DHAKA – For many households and industries in Dhaka and its adjacent areas, gas supply has become as scarce as hen’s teeth for two months now.

Take the case of Nilufar Mannan, a housewife from Mohammadpur’s Tajmahal Road. Since winter started, she has to finish her cooking for the day before 10 am as the piped gas supply to her kitchen just dies.

“It is so stressful,” she told The Daily Star yesterday.

It is a similar story over at Jatrabari, about 12 kilometres from Nilufar’s neighbourhood.

“Since early morning, we don’t get any gas supply,” said Sohel Rana Shuvo, a resident of Jatrabari.

The situation has gotten so bad in recent days that buying breakfast from outside has become a daily reality.
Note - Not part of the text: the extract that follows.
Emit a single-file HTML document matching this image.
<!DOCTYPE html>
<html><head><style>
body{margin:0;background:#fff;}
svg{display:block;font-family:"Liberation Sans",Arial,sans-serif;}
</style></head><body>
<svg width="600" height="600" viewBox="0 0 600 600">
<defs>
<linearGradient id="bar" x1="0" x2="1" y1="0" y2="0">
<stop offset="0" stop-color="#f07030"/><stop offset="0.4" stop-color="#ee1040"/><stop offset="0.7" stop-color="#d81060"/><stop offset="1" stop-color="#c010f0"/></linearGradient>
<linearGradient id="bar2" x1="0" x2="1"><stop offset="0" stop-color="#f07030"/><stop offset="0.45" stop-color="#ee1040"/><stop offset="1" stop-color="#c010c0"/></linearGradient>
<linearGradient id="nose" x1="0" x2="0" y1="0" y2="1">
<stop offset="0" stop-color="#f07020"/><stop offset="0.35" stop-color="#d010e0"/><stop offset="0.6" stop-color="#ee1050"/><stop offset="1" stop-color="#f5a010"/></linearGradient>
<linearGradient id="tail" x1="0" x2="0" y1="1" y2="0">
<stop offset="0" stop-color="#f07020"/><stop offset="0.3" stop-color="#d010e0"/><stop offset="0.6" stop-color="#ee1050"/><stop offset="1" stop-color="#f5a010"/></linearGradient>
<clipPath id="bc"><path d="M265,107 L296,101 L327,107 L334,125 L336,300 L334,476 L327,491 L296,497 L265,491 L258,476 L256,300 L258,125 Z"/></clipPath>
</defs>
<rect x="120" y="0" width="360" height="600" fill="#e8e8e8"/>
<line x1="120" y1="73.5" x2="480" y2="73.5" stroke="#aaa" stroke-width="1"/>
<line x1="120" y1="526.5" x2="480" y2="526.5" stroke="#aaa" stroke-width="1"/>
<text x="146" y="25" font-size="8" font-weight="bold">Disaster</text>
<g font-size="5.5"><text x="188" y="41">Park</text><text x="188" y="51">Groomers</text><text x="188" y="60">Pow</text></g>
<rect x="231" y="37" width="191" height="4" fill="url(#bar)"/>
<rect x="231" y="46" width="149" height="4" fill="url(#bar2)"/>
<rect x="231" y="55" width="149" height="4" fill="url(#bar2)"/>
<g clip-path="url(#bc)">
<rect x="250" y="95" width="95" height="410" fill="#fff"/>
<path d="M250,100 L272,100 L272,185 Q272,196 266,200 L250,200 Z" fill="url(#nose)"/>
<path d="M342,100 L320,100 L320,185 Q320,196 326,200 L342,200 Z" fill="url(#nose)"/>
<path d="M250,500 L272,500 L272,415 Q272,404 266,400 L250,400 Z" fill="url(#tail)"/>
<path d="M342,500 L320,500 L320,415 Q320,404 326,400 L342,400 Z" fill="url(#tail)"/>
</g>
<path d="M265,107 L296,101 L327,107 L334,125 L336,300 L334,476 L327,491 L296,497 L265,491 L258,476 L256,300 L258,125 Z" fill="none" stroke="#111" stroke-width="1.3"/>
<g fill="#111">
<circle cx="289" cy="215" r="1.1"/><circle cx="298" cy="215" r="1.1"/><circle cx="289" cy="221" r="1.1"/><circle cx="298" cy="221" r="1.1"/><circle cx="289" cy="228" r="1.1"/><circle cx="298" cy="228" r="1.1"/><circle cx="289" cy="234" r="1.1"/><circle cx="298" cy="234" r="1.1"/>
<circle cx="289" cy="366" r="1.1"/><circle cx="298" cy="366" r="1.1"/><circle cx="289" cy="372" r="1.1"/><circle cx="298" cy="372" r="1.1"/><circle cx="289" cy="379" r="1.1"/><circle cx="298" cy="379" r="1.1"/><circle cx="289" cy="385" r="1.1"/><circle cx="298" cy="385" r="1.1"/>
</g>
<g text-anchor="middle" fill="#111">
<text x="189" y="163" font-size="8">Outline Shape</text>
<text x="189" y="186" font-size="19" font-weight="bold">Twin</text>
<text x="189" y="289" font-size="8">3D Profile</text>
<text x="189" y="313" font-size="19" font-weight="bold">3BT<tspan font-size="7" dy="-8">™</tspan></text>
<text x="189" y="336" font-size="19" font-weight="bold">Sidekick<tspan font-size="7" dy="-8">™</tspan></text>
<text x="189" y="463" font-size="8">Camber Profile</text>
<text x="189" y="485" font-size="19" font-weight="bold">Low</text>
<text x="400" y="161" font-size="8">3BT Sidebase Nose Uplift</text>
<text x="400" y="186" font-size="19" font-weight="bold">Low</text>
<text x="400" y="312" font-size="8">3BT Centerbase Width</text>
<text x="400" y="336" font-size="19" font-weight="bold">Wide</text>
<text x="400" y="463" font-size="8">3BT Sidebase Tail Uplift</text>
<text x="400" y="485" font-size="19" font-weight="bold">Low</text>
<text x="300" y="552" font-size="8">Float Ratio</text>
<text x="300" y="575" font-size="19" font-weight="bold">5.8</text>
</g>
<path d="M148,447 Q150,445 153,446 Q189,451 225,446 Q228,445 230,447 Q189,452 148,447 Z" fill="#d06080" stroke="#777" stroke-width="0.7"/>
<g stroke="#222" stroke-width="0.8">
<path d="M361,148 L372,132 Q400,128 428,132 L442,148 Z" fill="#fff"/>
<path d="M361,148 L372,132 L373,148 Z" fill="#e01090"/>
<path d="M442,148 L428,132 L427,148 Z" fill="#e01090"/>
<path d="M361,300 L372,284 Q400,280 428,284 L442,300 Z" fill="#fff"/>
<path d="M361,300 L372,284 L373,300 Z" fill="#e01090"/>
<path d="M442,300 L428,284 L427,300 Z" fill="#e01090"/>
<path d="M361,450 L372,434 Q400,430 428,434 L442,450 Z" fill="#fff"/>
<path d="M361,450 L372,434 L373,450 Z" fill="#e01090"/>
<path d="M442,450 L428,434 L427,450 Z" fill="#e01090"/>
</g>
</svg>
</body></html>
The Daily Star contacted residents in Rajabazar, Jigatola, Mohakhali, Adabar, Badda, Banasree, Mirpur, Pallabi and Old Dhaka and all said the same: they were suffering from a shortage of gas supply.

For Shurovi Rosario, a homemaker from East Rajabazar, her husband has come up with a costly alternative to paper over the crisis in piped gas supply to her kitchen: get an electric burner and over.
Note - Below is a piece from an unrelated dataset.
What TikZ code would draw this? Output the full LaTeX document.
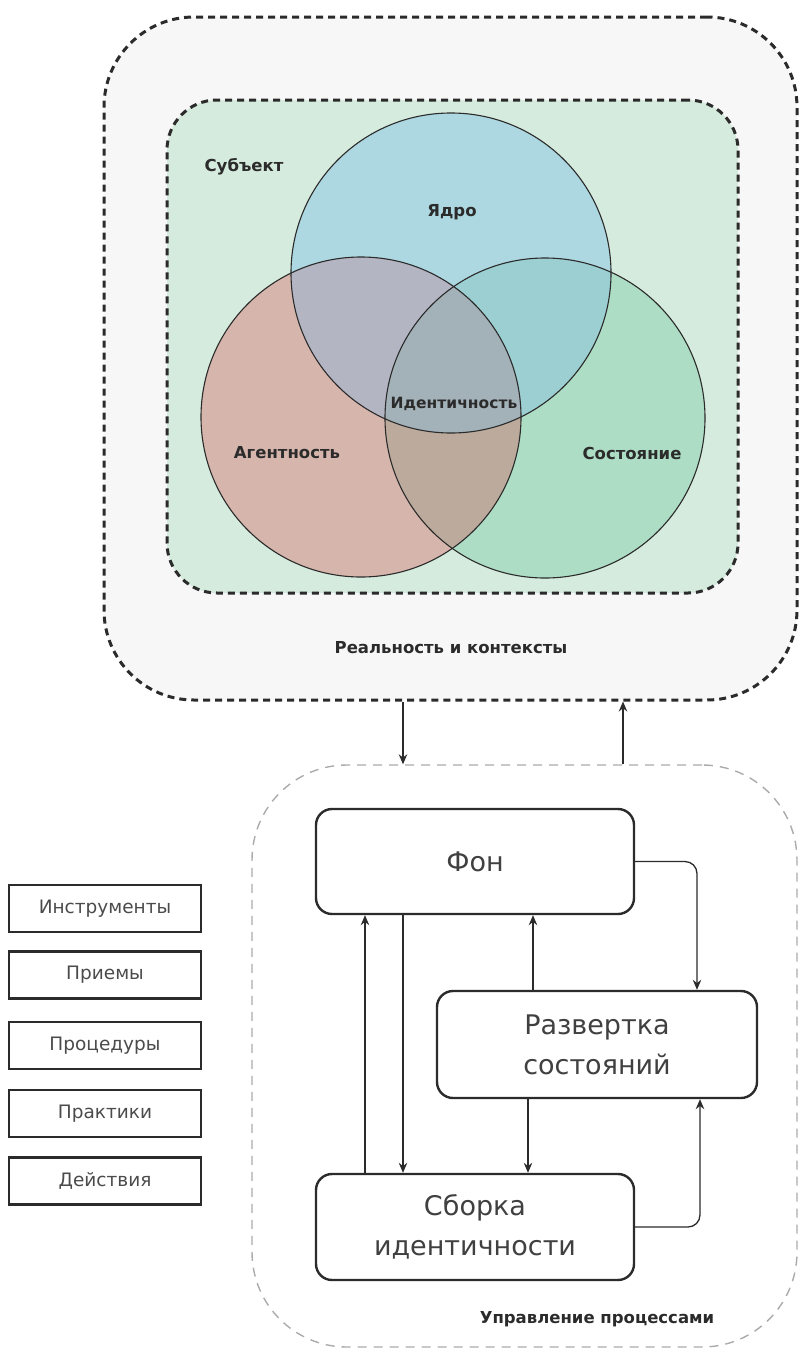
\documentclass[tikz,border=0pt]{standalone}
\usepackage{fontspec}
\setmainfont{DejaVu Sans}
\usetikzlibrary{arrows.meta}
\definecolor{outerbg}{HTML}{F7F7F7}
\definecolor{innerbg}{HTML}{D5EBDD}
\definecolor{cred}{HTML}{D6B6AC}
\definecolor{cblue}{HTML}{AED8E1}
\definecolor{cgreen}{HTML}{ADDDC4}
\definecolor{crb}{HTML}{B4B5C3}
\definecolor{cbg}{HTML}{9CCFD2}
\definecolor{crg}{HTML}{BCAB9C}
\definecolor{call}{HTML}{A3B2B8}
\definecolor{ink}{HTML}{2B2B2B}
\definecolor{graydash}{HTML}{ABABAB}
\tikzset{
  outerbox/.style={draw=ink, line width=3pt, dash pattern=on 7pt off 5pt, fill=outerbg, rounded corners=90pt},
  innerbox/.style={draw=ink, line width=3pt, dash pattern=on 7pt off 5pt, fill=innerbg, rounded corners=50pt},
  procarea/.style={draw=graydash, line width=1.4pt, dash pattern=on 9pt off 7pt, rounded corners=95pt},
  vcircle/.style={circle, minimum size=320pt, inner sep=0pt},
  lab/.style={font=\fontsize{16.5}{19}\selectfont\bfseries, text=ink},
  procbox/.style={draw=ink, line width=2.4pt, rounded corners=16pt, fill=white, align=center, font=\fontsize{27}{40}\selectfont, text=ink!90},
  toolbox/.style={draw=ink, line width=2.4pt, minimum width=192pt, minimum height=47pt, font=\fontsize{18.5}{22}\selectfont, text=ink!85},
  arr/.style={draw=ink, line width=1.3pt, -{Stealth[length=10pt,width=8.5pt]}},
  venn/.style={draw=ink, line width=1.1pt}
}
\begin{document}
\begin{tikzpicture}[x=1pt,y=-1pt]
\useasboundingbox (0,0) rectangle (798,1349);
% outer areas
\node[outerbox, minimum width=693pt, minimum height=683pt] (real) at (450.5,358.5) {};
\node[innerbox, minimum width=571pt, minimum height=493pt] (subj) at (452.5,346.5) {};
\node[procarea, minimum width=545pt, minimum height=582pt] (proc) at (524.5,1056) {};
% venn circles
\node[vcircle] (cb) at (451,273) {};
\node[vcircle] (cr) at (361,417) {};
\node[vcircle] (cg) at (545,418) {};
\fill[cred] (cr.center) circle (160);
\fill[cblue] (cb.center) circle (160);
\fill[cgreen] (cg.center) circle (160);
\begin{scope}
  \clip (cr.center) circle (160);
  \fill[crb] (cb.center) circle (160);
  \fill[crg] (cg.center) circle (160);
\end{scope}
\begin{scope}
  \clip (cb.center) circle (160);
  \fill[cbg] (cg.center) circle (160);
  \clip (cr.center) circle (160);
  \fill[call] (cg.center) circle (160);
\end{scope}
\draw[venn] (cr.center) circle (160);
\draw[venn] (cb.center) circle (160);
\draw[venn] (cg.center) circle (160);
% labels
\node[lab] (lsubj) at (244,167) {Субъект};
\node[lab] (lcore) at (452,212) {Ядро};
\node[lab, font=\fontsize{15.5}{19}\selectfont\bfseries] (lid) at (454,404) {Идентичность};
\node[lab] (lag) at (287,453) {Агентность};
\node[lab] (lst) at (632,453) {Состояние};
\node[lab] (lreal) at (451,648) {Реальность и контексты};
\node[lab] (lproc) at (597,1319) {Управление процессами};
% process boxes
\node[procbox, minimum width=318pt, minimum height=105pt] (fon) at (475,861.5) {Фон};
\node[procbox, minimum width=320pt, minimum height=107pt] (razv) at (597,1044.5) {Развертка\\состояний};
\node[procbox, minimum width=318pt, minimum height=106pt] (sb) at (475,1227) {Сборка\\идентичности};
% tool boxes
\node[toolbox] (t1) at (105,908.5) {Инструменты};
\node[toolbox] (t2) at (105,975) {Приемы};
\node[toolbox] (t3) at (105,1045.5) {Процедуры};
\node[toolbox] (t4) at (105,1113.5) {Практики};
\node[toolbox] (t5) at (105,1181) {Действия};
% helper x positions
\coordinate (x403) at (403,0);
\coordinate (x623) at (623,0);
\coordinate (x365) at (365,0);
\coordinate (x533) at (533,0);
\coordinate (x528) at (528,0);
\coordinate (x697) at (697,0);
\coordinate (x700) at (700,0);
% connectors between areas
\draw[arr] (real.south -| x403) -- (proc.north -| x403);
\draw[arr] (proc.north -| x623) -- (real.south -| x623);
% connectors between process boxes
\draw[arr, rounded corners=12pt] (fon.east) -| (razv.north -| x697);
\draw[arr, rounded corners=12pt] (sb.east) -| (razv.south -| x700);
\draw[arr] (sb.north -| x365) -- (fon.south -| x365);
\draw[arr] (fon.south -| x403) -- (sb.north -| x403);
\draw[arr] (razv.north -| x533) -- (fon.south -| x533);
\draw[arr] (razv.south -| x528) -- (sb.north -| x528);
\end{tikzpicture}
\end{document}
“We are having to pay extra electricity bills, while also paying the bill for the gas that we are not being supplied — this is unfair,” she told The Daily Star yesterday.

It is not just the households; the industries that have mushroomed surrounding Dhaka are also suffering from production losses for the gas crisis.

And there does not seem to be an end to the sufferings.

Since September 19, the government has started to keep the CNG filling stations closed every day for four hours with the view to providing an uninterrupted piped gas supply.

Evidently, it is not helping much.

The increase in the international price is another reason for the gas supply crisis, said an official of the energy division of the power, energy and mineral resources ministry.

The current demand for gas in the country is more than 3,800 mmcfd (million cubic feet per day).

The distributors supplied 2,600-2,700 mmcfd.

Bangladesh produced more than 75 percent of the required gas and imported 20 percent, according to officials of the Bangladesh Energy Regulatory Commission. Only 5 percent of the required gas was bought from the international spot market.

Bangladesh imported LNG at $36 per MMBtu from the spot market in October 2021 and got price quotes as high as $51 from a supplier.

Experts said the government’s increasing dependency on the open market without searching for new gas sources could cause suffering for all.